The claim that many climate scientists have refused to publish their computer programs is also specious. I compiled a list last summer of how to access the code for the 23 main models used in the IPCC report. Although only a handful are fully open source, most are available free under fairly light licensing arrangements. For our own research we have asked for and obtained the the full code, version histories, and bug databases from several centres, with no difficulties (other than the need for a little patience as the appropriate licensing agreements were sorted out). Climate and weather forecasting code has a number of potential commercial applications, so the modeling centres use a license agreement that permits academic research, but prohibits commercial use. This is no different from what would be expected when we obtain code from any commercial organization.
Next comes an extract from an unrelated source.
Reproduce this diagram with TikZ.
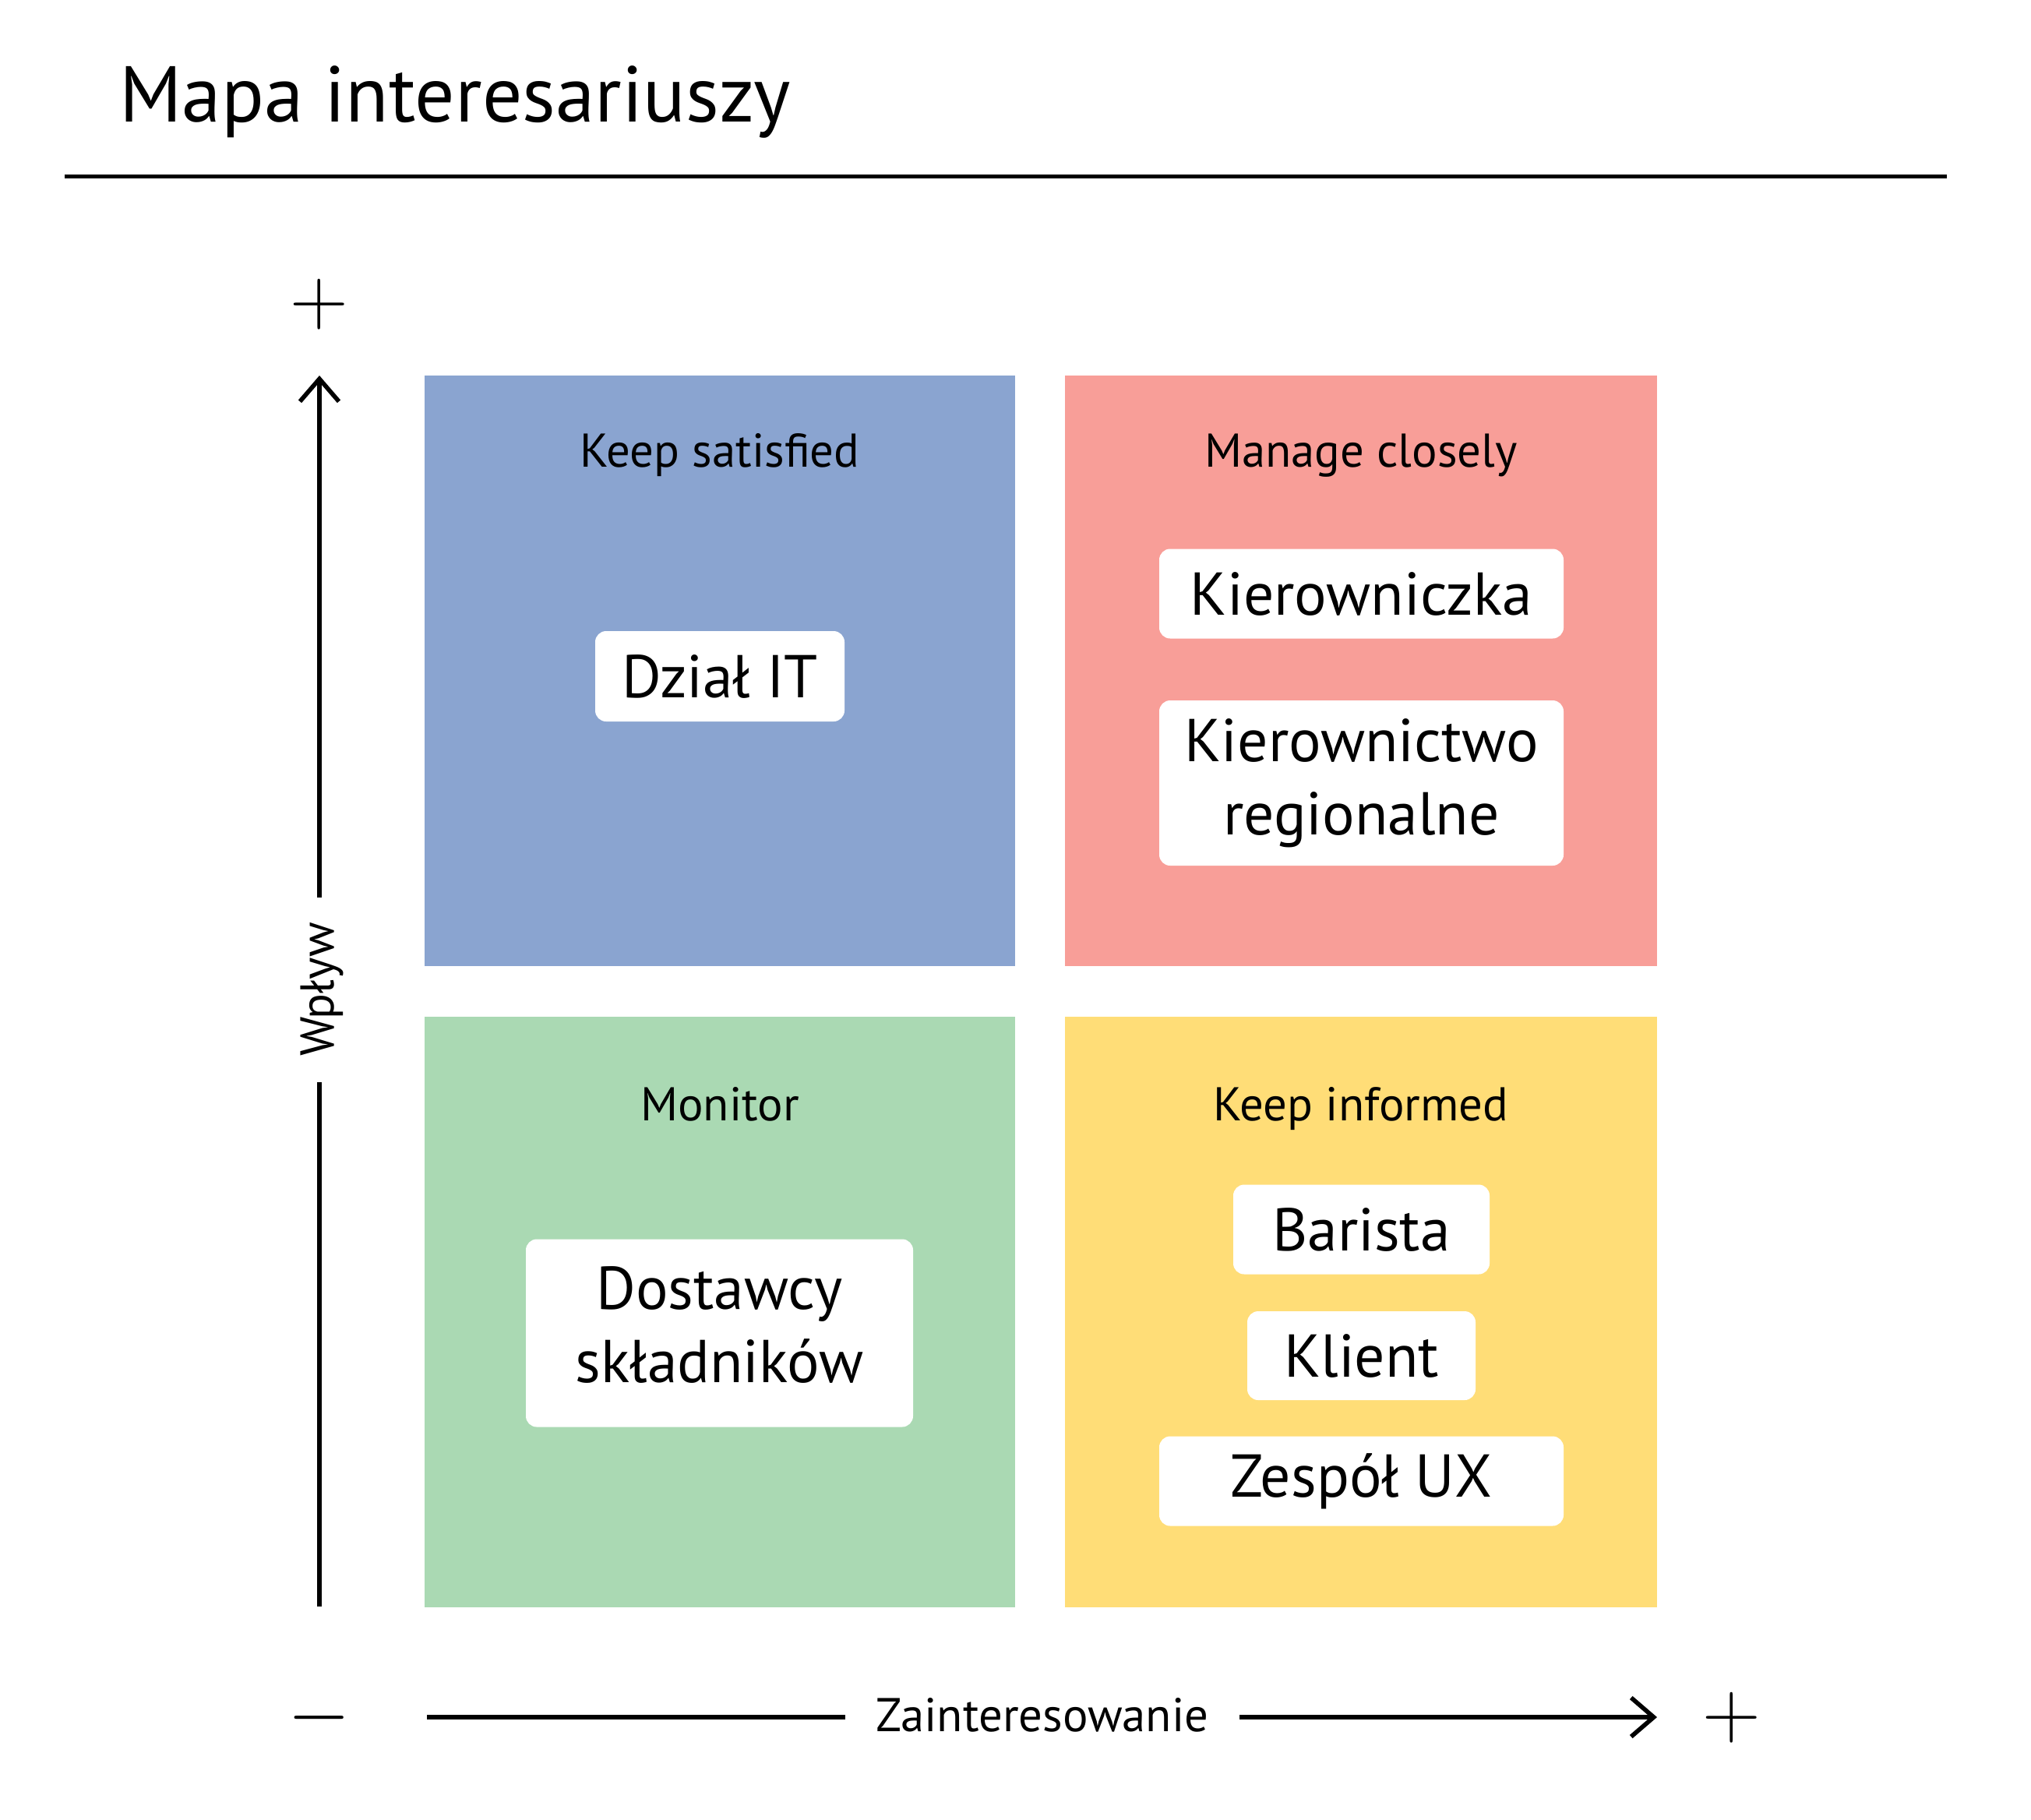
\documentclass[tikz,border=0pt]{standalone}
\usepackage{fontspec}
\setmainfont{PT Sans}
\usetikzlibrary{arrows.meta}
\definecolor{qblue}{RGB}{138,164,208}
\definecolor{qred}{RGB}{248,158,152}
\definecolor{qgreen}{RGB}{170,217,179}
\definecolor{qyellow}{RGB}{255,221,119}
\begin{document}
\begin{tikzpicture}[x=0.5pt,y=-0.5pt,
  quad/.style={fill=#1,draw=none},
  qlabel/.style={anchor=base,inner sep=0pt,font=\fontsize{30.4pt}{36pt}\selectfont},
  card/.style={fill=white,draw=none,rounded corners=7pt,inner sep=0pt,align=center,
    font=\fontsize{38.8pt}{47pt}\selectfont},
  axisline/.style={line width=2.8pt},
  axistip/.style={-{Straight Barb[length=14.5pt,width=25pt,line cap=butt]}},
  sign/.style={inner sep=0pt,font=\fontsize{24.88pt}{30pt}\selectfont}]
\useasboundingbox (0,0) rectangle (2607,2335);
\fill[white] (0,0) rectangle (2607,2335);
% title
\node[anchor=base west,inner sep=0pt,font=\fontsize{50.8pt}{60pt}\selectfont] (title) at (153,156) {Mapa interesariuszy};
\coordinate (ruleL) at (83,226);
\coordinate (ruleR) at (2499,226);
\draw[line width=2.5pt] (ruleL) -- (ruleR);
% quadrants
\fill[quad=qblue]   (545,482)  rectangle (1303,1240);
\fill[quad=qred]    (1367,482) rectangle (2127,1240);
\fill[quad=qgreen]  (545,1305) rectangle (1303,2063);
\fill[quad=qyellow] (1367,1305) rectangle (2127,2063);
% quadrant labels
\node[qlabel] (ks) at (924,599) {Keep satisfied};
\node[qlabel] (mc) at (1747,599) {Manage closely};
\node[qlabel] (mo) at (924,1438) {Monitor};
\node[qlabel] (ki) at (1747,1438) {Keep informed};
% cards
\node[card,minimum width=160pt,minimum height=58pt] (it) at (924,868) {Dział IT};
\node[card,minimum width=259.5pt,minimum height=57.5pt] (kz) at (1747.5,762) {Kierowniczka};
\node[card,minimum width=259.5pt,minimum height=106pt] (kr) at (1747.5,1005) {Kierownictwo\\regionalne};
\node[card,minimum width=248.5pt,minimum height=120.5pt,text depth=11pt] (ds) at (923.5,1711) {Dostawcy\\składników};
\node[card,minimum width=164.5pt,minimum height=57.5pt] (ba) at (1747.5,1578) {Barista};
\node[card,minimum width=146.5pt,minimum height=57pt] (kl) at (1747.5,1740) {Klient};
\node[card,minimum width=259.5pt,minimum height=57.5pt] (ux) at (1747.5,1901) {Zespół UX};
% vertical axis
\node[rotate=90,anchor=base,inner sep=0pt,font=\fontsize{30.4pt}{36pt}\selectfont] (wp) at (428,1270) {Wpływ};
\coordinate (ybot) at (410,2062);
\coordinate (ygap1) at (410,1389);
\coordinate (ygap2) at (410,1152);
\coordinate (ytop) at (410,482);
\draw[axisline] (ybot) -- (ygap1);
\draw[axisline,axistip] (ygap2) -- (ytop);
\node[sign] (yplus) at (410,391) {\scalebox{2.08}{$+$}};
% horizontal axis
\node[anchor=base,inner sep=0pt,font=\fontsize{30.4pt}{36pt}\selectfont] (zi) at (1338,2222) {Zainteresowanie};
\coordinate (xleft) at (548,2204);
\coordinate (xgap1) at (1085,2204);
\coordinate (xgap2) at (1591,2204);
\coordinate (xright) at (2127,2204);
\draw[axisline] (xleft) -- (xgap1);
\draw[axisline,axistip] (xgap2) -- (xright);
\node[sign] (xminus) at (410,2205) {\scalebox{2.08}{$-$}};
\node[sign] (xplus) at (2223,2205) {\scalebox{2.08}{$+$}};
\end{tikzpicture}
\end{document}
Professor Ince mentions Hatton’s work, which is indeed an impressive study, and one of the few that that has been carried out on scientific code. And it is quite correct that there is a lot of shoddy scientific software out there. We’ve applied some of Hatton’s research methods to climate model software, and have found that, by standard software quality metrics, the climate models are consistently good quality code. Unfortunately, is it is not clear that standard software engineering quality metrics apply well to this code. Climate models aren’t built to satisfy a specification, but to address a scientific problem where the answer is not known in advance, and where only approximate solutions are possible. Many standard software testing techniques don’t work in this domain, and it is a shame that the software engineering research community has almost completely ignored this problem – we desperately need more research into this.
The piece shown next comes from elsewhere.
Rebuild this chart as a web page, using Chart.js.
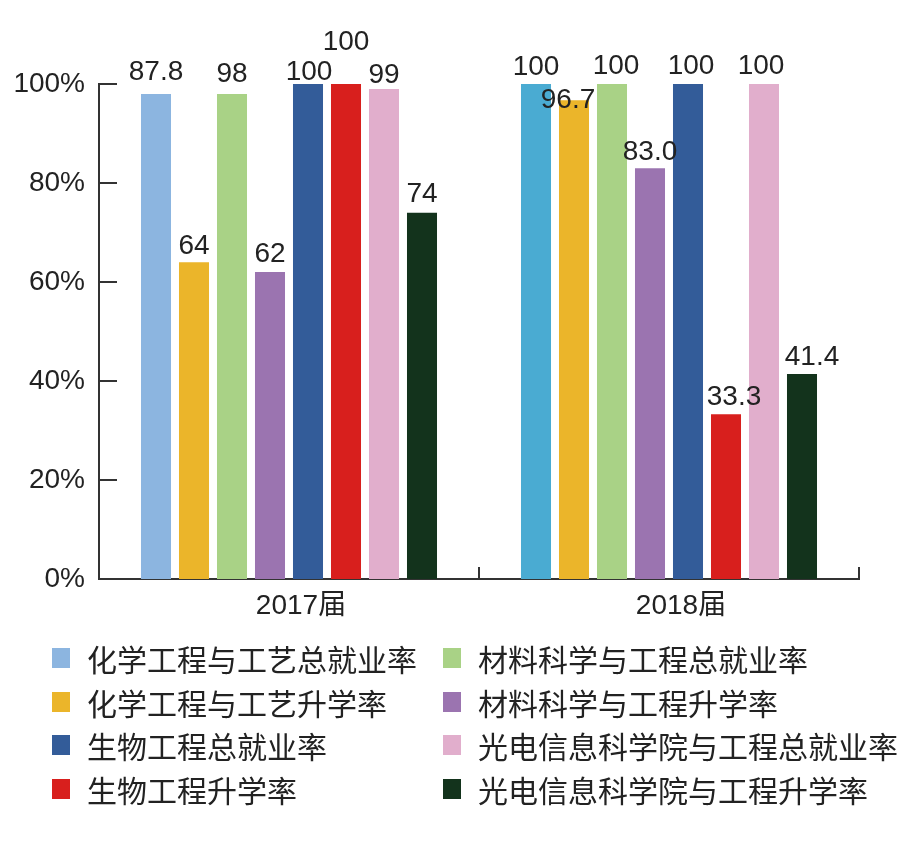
<!DOCTYPE html>
<html>
<head>
<meta charset="utf-8">
<script src="https://cdn.jsdelivr.net/npm/chart.js@4/dist/chart.umd.min.js"></script>
<style>
  body { margin: 0; background: #fff; }
  .wrap { position: relative; width: 913px; height: 849px; }
  .wrap canvas { position: absolute; left: 0; top: 0; }
  .legend {
    position: absolute; left: 52px; top: 636px;
    display: grid; grid-template-columns: 391px 440px; grid-auto-rows: 43.7px;
    font-family: "Noto Sans CJK SC", sans-serif; font-size: 30px; color: #222;
  }
  .legend div { display: flex; align-items: center; white-space: nowrap; }
  .legend span.box { width: 18px; height: 20px; margin-right: 17px; flex: none; }
</style>
</head>
<body>
<div class="wrap">
  <canvas id="chart" width="913" height="640"></canvas>
  <div class="legend" id="legend"></div>
</div>
<script>
const categories = ['2017届', '2018届'];
const seriesNames = [
  '化学工程与工艺总就业率', '化学工程与工艺升学率',
  '材料科学与工程总就业率', '材料科学与工程升学率',
  '生物工程总就业率', '生物工程升学率',
  '光电信息科学院与工程总就业率', '光电信息科学院与工程升学率'
];
// bar heights as drawn
const chemEmploy = [98, 100];
const chemStudy = [64, 96.7];
const matEmploy = [98, 100];
const matStudy = [62, 83.0];
const bioEmploy = [100, 100];
const bioStudy = [100, 33.3];
const optEmploy = [99, 100];
const optStudy = [74, 41.4];
// printed labels (first one does not match its bar in the original)
const chemEmployText = ['87.8', '100'];
const chemStudyText = ['64', '96.7'];
const matEmployText = ['98', '100'];
const matStudyText = ['62', '83.0'];
const bioEmployText = ['100', '100'];
const bioStudyText = ['100', '33.3'];
const optEmployText = ['99', '100'];
const optStudyText = ['74', '41.4'];
const yTicks = [0, 20, 40, 60, 80, 100];

const colors = ['#8CB5E0', '#EBB52A', '#A9D286', '#9B74B0', '#335C99', '#D81F1D', '#E1AECC', '#13331C'];
const values = [chemEmploy, chemStudy, matEmploy, matStudy, bioEmploy, bioStudy, optEmploy, optStudy];
const texts = [chemEmployText, chemStudyText, matEmployText, matStudyText, bioEmployText, bioStudyText, optEmployText, optStudyText];
// small nudges for label placement [dx, dy] per dataset per category
const nudges = [
  [[0, -6], [0, -1]],
  [[0, 0], [-6, 16]],
  [[0, -4], [4, -2]],
  [[0, -2], [0, 0]],
  [[1, 4], [3, -2]],
  [[0, -26], [8, -1]],
  [[0, 2], [-3, -2]],
  [[0, -3], [10, -1]]
];

const datasets = values.map((v, i) => ({
  label: seriesNames[i],
  data: v,
  backgroundColor: i === 0 ? ['#8CB5E0', '#4AABD2'] : colors[i],
  borderWidth: 0,
  barPercentage: 0.79,
  categoryPercentage: 0.8
}));

const labelPlugin = {
  id: 'barLabels',
  afterDatasetsDraw(chart) {
    const ctx = chart.ctx;
    ctx.save();
    ctx.font = '28px "Liberation Sans", Arial, sans-serif';
    ctx.fillStyle = '#222';
    ctx.textAlign = 'center';
    ctx.textBaseline = 'alphabetic';
    chart.data.datasets.forEach((ds, i) => {
      chart.getDatasetMeta(i).data.forEach((bar, j) => {
        const n = nudges[i][j];
        ctx.fillText(texts[i][j], bar.x + n[0], bar.y - 8 + n[1]);
      });
    });
    ctx.restore();
  }
};

const tickPlugin = {
  id: 'innerTicks',
  afterDraw(chart) {
    const ctx = chart.ctx;
    const y = chart.scales.y, x = chart.scales.x;
    const area = chart.chartArea;
    ctx.save();
    ctx.strokeStyle = '#333';
    ctx.lineWidth = 2;
    ctx.beginPath();
    yTicks.forEach(v => {
      const py = Math.round(y.getPixelForValue(v));
      ctx.moveTo(area.left, py);
      ctx.lineTo(area.left + 18, py);
    });
    for (let i = 0; i < categories.length; i++) {
      const px = i < categories.length - 1
        ? Math.round((x.getPixelForTick(i) + x.getPixelForTick(i + 1)) / 2)
        : area.right;
      ctx.moveTo(px, area.bottom);
      ctx.lineTo(px, area.bottom - 12);
    }
    ctx.stroke();
    ctx.restore();
  }
};

new Chart(document.getElementById('chart'), {
  type: 'bar',
  data: { labels: categories, datasets: datasets },
  options: {
    responsive: false,
    animation: false,
    layout: { padding: { top: 84, right: 54, left: 0, bottom: 0 } },
    plugins: { legend: { display: false }, tooltip: { enabled: false } },
    scales: {
      x: {
        grid: { display: false },
        border: { display: true, color: '#333', width: 2 },
        ticks: {
          color: '#222',
          padding: 2,
          labelOffset: 12,
          font: { size: 28, family: '"Liberation Sans", "Noto Sans CJK SC", sans-serif' }
        },
        afterFit(scale) { scale.height = 61; }
      },
      y: {
        min: 0,
        max: 100,
        grid: { display: false },
        border: { display: true, color: '#333', width: 2 },
        ticks: {
          stepSize: 20,
          color: '#222',
          padding: 6,
          font: { size: 28, family: '"Liberation Sans", Arial, sans-serif' },
          callback: v => v + '%'
        },
        afterFit(scale) { scale.width = 99; }
      }
    }
  },
  plugins: [labelPlugin, tickPlugin]
});

// legend in two columns, same order as the original
const legendOrder = [0, 2, 1, 3, 4, 6, 5, 7];
const legendEl = document.getElementById('legend');
legendOrder.forEach(i => {
  const item = document.createElement('div');
  const box = document.createElement('span');
  box.className = 'box';
  box.style.background = colors[i];
  item.appendChild(box);
  item.appendChild(document.createTextNode(seriesNames[i]));
  legendEl.appendChild(item);
});
</script>
</body>
</html>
Prof Ince also echoes a belief that seems to be common across the academic software community that releasing the code will solve the quality problems seen in the specific case of the Harry file. This is a rather dubious claim. There is no evidence that, in general, open source software is any less buggy than closed source software. Dr Xu at the University of Notre Dame studied thousands of open source software projects, and found that the majority had nobody other than the original developer using them, while a very small number of projects had attracted a big community of developers. This pattern would be true of scientific software: the problem isn’t lack of openness, it’s lack of time – most of the code thrown together to test out an idea by a particular scientist is only of interest to that one scientist. If a result is published and other scientists think it’s interesting and novel, they attempt to replicate the result themselves. Sometimes they ask for the original code (and in my experience, are nearly always given it). But in general, they write their own versions, because what matters isn’t independent verification of the code, but independent verification of the scientific results.

I am encouraged that my colleagues in the software engineering research community are starting to take an interest in studying the methods by which climate science software is developed. I fully agree that this is an important topic, and have been urging my colleagues to address it for a number of years. I do hope that they take the time to study the problem more carefully though, before drawing conclusions about overall software quality of climate code.

Prof Steve Easterbrook, University of Toronto

Update: The Guardian never published my letter, but I did find a few other rebuttals to Ince’s article in various blogs. Davec’s is my favourite!